The solution to this is what is being rolled out on the FM band called HD radio. HD in this case does not stand for High Definition the way it does for TV, it stands for Hybrid Digital. Multiple stations are transmitted digitally in the guard bands between signals. By using digital encoding, the signals are far more bandwidth efficient. Such transmissions are possible on the AM band as well.

AM is a vertically polarized ground wave. It uses the ground plane and ionosphere(under certain conditions) to propagate and can travel over topographical changes around the earth. In the evening when the suns' energy is not exciting the ionosphere it will reflect the low frequency AM signal back to the earth. I believe this "skywave" effect diminishes as the frequency increases.
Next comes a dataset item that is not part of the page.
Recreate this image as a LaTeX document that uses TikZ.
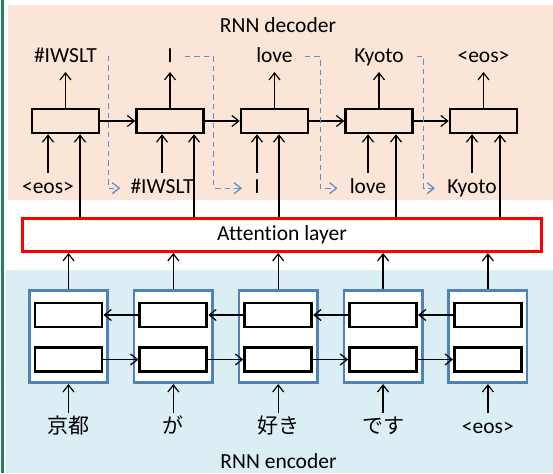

FM is a (usually) circularly polarized high frequency transmission which is "line of sight". Power output and elevation are the major factors that contribute to increasing the listening area for FM. Large structures and terrain such as mountains are detrimental to FM transmission. Certain weather conditions can 'duct' and/or 'E-scatter' FM signals far beyond their typical listening area but these unstable and short lived reception regions are small and localized. Humidity and temperature inversions can cause these effects.

AM HD has two side bands 3kHz on either side of the center frequency; that is the digital carriers. AM can only contain one digital 'channel' and the analogue bandwidth is reduced to 5KHz to accommodate the digital carriers. Digital carrier is the same output power as the analogue power output.

FM HD can contain 8 discrete digital carriers within the allocated bandwidth. The digital output power is only 1/10 of the analogue power output.

GA there, lots of good technical details.